Thursday, July 11, 2013

Unknown

This is my first trip to Malawi. I've wanted to go sense the trips started. I've talked to many who have gone and told them every time how much I wanted to go and experience what it's like. I finally get the chance. Something I heard that stuck with me is that we are going to Malawi not only to help them but to help ourselves. We're going to a place that has literally nothing yet such an astounding faith and amount of happiness. How very amazing! Recently I have taken a step back and looked at my life.... Looked at the last year and a half,it was sad. I decided that now was the time to change. I spent alot of time doing things my own way.... Thinking I had all the answers. But what I needed wasn't myself... it was to let other in, let God in. I was questioning all sorts of things including myself, my life and who I was. Who was I? I didn't even know. But what I did know, was that it wasn't who I wanted to be. It wasn't who God wanted me to be.
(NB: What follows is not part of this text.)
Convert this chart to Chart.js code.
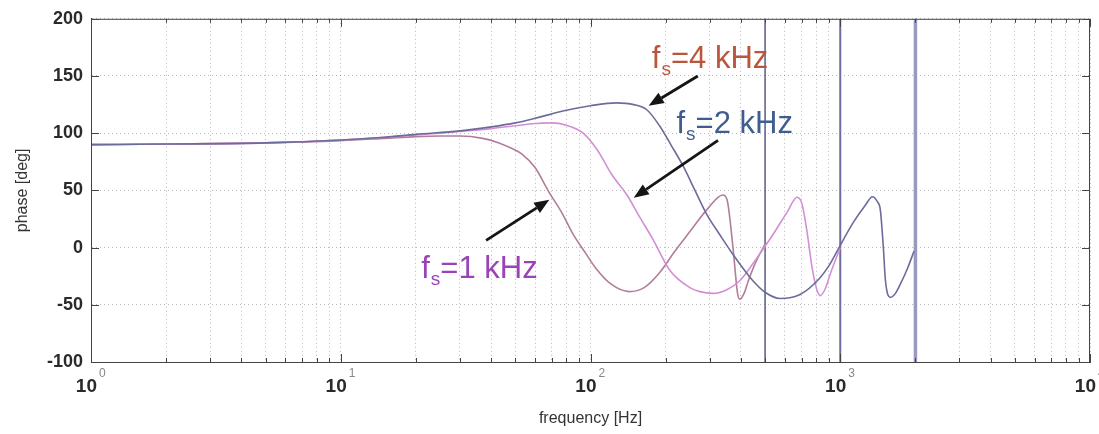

So to me, this trip is signifying a whole new start for my life. A new change. A better me. Doing what God wants me to do and letting him take charge. I just need to open my eyes. While I am a little scared and anxious to go (especially the flights) I couldn't be more happy with what's to come. I'm ready. Gods in control.

-HaleyStar

1 comment:

  1. Haley, we are so proud of you and your desire to grow! We have watched you grow from a little kid into a wonderful young woman. We will be praying for God to help make those changes in you that you so desire and that he will give you peace(and calm flights!)